Everything from the line with "Write the TikZ code for this diagram." down to the line with "(0,0) rectangle (576,427);" below must be printed exactly, those two lines included. Exclude pictures.
-- start Data rows --
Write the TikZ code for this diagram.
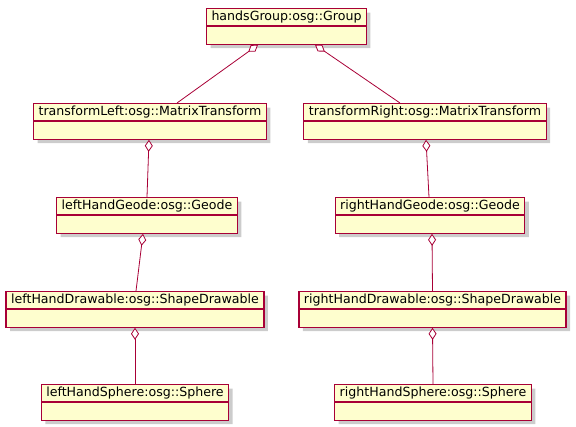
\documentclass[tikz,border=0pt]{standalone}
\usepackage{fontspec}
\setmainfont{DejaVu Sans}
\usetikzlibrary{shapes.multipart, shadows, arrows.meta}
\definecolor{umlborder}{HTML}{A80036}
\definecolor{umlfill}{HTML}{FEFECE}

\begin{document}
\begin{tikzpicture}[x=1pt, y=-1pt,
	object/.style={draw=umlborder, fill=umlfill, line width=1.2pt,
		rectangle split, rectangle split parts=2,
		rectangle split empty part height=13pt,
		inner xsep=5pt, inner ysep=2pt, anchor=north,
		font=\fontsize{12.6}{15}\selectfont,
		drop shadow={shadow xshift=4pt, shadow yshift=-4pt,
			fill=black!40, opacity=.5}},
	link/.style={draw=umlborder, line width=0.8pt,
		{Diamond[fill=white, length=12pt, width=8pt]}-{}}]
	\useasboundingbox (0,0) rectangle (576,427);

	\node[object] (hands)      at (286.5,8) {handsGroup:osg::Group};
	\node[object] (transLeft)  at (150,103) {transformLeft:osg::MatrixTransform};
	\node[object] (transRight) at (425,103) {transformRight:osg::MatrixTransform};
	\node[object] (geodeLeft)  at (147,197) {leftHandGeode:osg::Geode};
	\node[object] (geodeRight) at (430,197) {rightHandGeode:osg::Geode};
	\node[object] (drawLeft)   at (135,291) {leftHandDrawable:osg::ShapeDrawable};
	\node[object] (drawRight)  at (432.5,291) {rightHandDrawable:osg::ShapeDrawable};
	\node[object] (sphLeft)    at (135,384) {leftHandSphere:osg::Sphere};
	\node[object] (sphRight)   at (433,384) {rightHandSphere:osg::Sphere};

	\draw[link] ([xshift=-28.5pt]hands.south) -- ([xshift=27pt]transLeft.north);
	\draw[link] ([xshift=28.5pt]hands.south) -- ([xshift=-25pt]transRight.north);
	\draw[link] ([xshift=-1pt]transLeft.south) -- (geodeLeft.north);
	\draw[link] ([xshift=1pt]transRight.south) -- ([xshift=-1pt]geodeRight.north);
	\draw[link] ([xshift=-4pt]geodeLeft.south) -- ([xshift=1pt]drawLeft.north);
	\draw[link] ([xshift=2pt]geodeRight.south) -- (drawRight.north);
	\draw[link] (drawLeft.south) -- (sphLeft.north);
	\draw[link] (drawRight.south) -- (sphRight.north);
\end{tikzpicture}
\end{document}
-- end Data rows --
-- start Data rows --
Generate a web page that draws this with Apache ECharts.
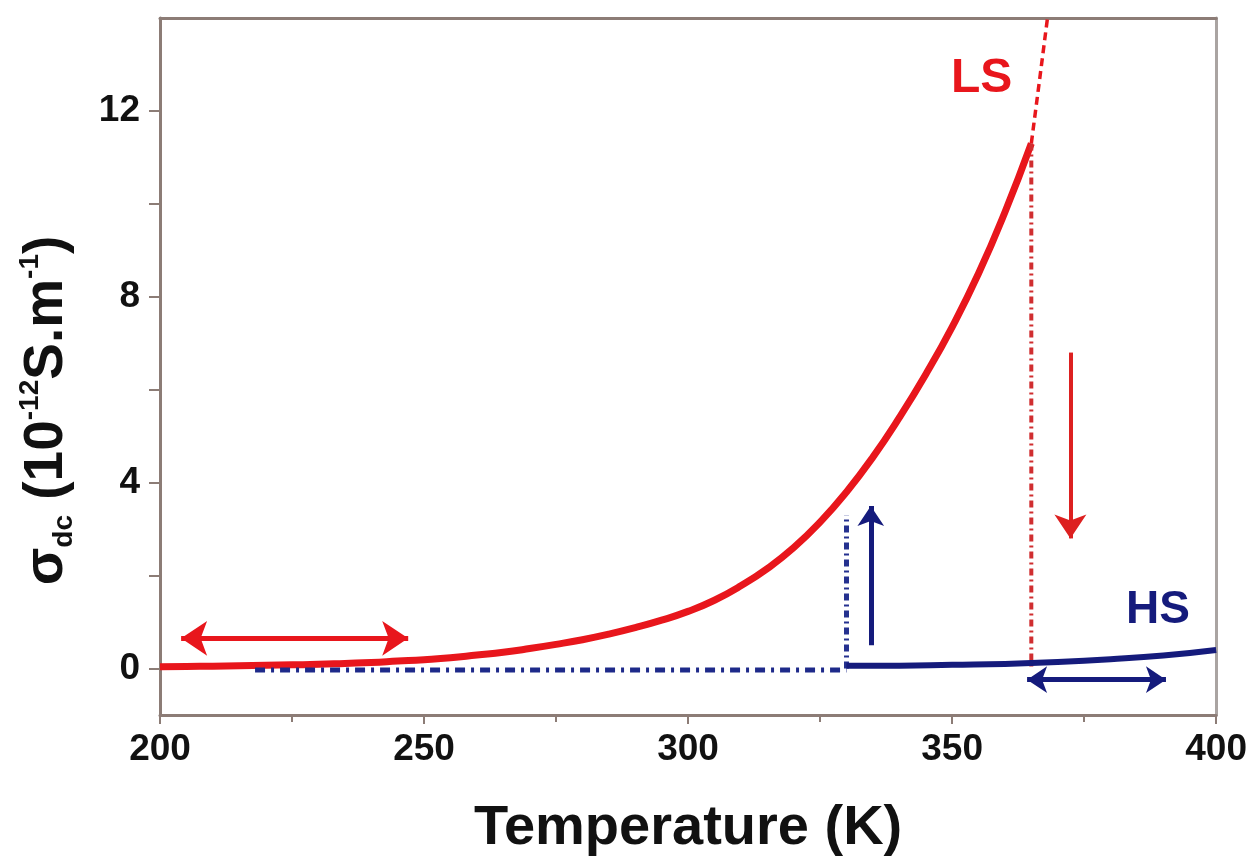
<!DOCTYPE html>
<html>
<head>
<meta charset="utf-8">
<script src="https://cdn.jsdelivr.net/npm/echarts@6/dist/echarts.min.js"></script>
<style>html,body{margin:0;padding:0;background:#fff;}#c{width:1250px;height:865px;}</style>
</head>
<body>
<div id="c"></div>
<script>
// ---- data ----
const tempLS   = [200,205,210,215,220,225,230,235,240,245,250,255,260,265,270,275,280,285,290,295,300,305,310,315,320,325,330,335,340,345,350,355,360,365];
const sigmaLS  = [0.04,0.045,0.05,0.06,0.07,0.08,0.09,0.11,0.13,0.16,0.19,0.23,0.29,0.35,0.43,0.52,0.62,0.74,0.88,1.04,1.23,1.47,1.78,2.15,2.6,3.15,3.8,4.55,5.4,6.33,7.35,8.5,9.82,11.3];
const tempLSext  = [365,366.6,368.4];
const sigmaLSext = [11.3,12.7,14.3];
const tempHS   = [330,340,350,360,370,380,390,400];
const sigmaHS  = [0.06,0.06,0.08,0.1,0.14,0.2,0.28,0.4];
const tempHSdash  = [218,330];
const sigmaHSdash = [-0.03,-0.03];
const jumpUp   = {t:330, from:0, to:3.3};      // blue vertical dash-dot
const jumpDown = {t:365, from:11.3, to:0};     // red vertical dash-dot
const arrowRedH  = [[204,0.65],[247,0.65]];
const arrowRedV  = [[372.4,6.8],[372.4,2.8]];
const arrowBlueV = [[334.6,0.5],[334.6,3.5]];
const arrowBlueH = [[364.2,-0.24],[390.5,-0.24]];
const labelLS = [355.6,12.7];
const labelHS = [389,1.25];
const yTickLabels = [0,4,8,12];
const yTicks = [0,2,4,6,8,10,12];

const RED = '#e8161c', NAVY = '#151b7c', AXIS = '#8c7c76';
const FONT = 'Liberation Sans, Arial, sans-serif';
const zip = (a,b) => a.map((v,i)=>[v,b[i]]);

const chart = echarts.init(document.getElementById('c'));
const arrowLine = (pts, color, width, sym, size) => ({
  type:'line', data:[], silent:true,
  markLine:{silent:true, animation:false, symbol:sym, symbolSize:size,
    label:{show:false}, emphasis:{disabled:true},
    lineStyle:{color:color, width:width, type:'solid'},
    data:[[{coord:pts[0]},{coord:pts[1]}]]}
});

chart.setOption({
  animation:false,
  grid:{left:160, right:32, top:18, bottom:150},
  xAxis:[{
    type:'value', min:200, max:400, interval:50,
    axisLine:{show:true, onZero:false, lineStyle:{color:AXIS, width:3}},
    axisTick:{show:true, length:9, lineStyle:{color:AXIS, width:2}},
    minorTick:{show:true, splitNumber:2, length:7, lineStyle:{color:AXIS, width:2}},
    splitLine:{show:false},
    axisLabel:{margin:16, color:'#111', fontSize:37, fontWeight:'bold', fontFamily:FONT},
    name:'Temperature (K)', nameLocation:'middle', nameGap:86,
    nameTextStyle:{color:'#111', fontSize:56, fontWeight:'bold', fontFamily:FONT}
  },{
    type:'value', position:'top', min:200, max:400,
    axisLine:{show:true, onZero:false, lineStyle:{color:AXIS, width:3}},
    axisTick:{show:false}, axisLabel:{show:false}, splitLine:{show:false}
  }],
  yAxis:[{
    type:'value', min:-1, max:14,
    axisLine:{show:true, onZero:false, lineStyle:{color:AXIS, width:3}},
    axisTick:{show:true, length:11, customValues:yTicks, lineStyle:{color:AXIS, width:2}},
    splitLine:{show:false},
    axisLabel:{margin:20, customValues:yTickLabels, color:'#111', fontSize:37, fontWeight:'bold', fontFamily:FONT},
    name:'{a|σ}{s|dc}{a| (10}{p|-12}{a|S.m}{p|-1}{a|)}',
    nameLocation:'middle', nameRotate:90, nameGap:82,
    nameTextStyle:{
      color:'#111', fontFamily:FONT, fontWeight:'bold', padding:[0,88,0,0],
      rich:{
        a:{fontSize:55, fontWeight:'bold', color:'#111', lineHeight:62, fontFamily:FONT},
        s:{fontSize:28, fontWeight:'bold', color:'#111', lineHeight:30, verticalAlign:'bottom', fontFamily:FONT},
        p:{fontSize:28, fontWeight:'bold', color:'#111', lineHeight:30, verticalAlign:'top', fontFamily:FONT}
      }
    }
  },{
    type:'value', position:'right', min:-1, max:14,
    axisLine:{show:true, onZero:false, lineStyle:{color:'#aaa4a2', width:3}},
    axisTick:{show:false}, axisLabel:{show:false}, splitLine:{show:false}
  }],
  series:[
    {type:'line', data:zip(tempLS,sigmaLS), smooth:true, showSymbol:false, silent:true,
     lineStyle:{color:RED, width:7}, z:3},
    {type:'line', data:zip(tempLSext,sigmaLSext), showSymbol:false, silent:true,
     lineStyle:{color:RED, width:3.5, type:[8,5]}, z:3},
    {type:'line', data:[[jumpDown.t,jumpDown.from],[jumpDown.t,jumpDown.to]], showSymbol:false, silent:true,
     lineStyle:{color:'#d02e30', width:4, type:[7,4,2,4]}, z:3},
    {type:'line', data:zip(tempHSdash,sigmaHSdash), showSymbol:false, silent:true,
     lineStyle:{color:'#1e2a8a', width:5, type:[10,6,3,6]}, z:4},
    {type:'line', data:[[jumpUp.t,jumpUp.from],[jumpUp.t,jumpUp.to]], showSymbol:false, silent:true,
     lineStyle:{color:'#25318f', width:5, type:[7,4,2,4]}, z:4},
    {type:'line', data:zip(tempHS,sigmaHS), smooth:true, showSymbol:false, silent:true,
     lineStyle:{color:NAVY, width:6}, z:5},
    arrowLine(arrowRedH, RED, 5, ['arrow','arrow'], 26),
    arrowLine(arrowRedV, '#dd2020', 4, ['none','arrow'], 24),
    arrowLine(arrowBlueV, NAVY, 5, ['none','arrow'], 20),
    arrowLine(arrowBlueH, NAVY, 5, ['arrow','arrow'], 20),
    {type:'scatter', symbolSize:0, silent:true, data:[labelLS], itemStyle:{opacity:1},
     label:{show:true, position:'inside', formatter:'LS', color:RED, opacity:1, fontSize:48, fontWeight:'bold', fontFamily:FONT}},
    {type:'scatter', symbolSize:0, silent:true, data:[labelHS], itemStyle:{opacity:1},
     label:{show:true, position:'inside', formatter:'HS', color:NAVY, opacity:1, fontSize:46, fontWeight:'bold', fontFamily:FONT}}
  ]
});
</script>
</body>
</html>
-- end Data rows --
-- start Data rows --
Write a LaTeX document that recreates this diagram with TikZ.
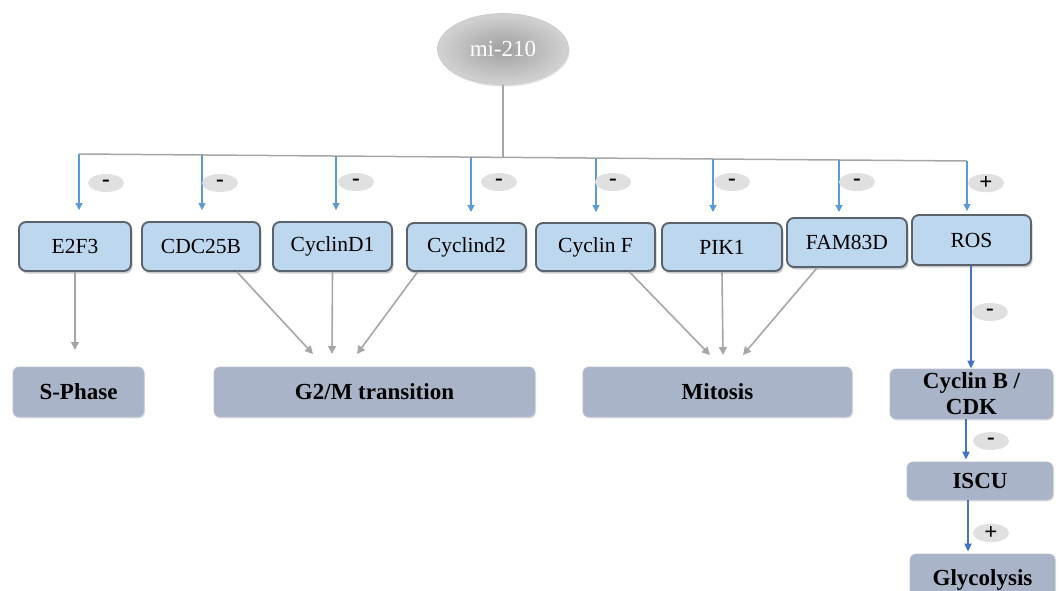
-- end Data rows --
Exercise output –
Write the TikZ code for this diagram.
\documentclass[tikz,border=0pt]{standalone}
\usepackage{fontspec}
\setmainfont{DejaVu Sans}
\usetikzlibrary{shapes.multipart, shadows, arrows.meta}
\definecolor{umlborder}{HTML}{A80036}
\definecolor{umlfill}{HTML}{FEFECE}

\begin{document}
\begin{tikzpicture}[x=1pt, y=-1pt,
	object/.style={draw=umlborder, fill=umlfill, line width=1.2pt,
		rectangle split, rectangle split parts=2,
		rectangle split empty part height=13pt,
		inner xsep=5pt, inner ysep=2pt, anchor=north,
		font=\fontsize{12.6}{15}\selectfont,
		drop shadow={shadow xshift=4pt, shadow yshift=-4pt,
			fill=black!40, opacity=.5}},
	link/.style={draw=umlborder, line width=0.8pt,
		{Diamond[fill=white, length=12pt, width=8pt]}-{}}]
	\useasboundingbox (0,0) rectangle (576,427);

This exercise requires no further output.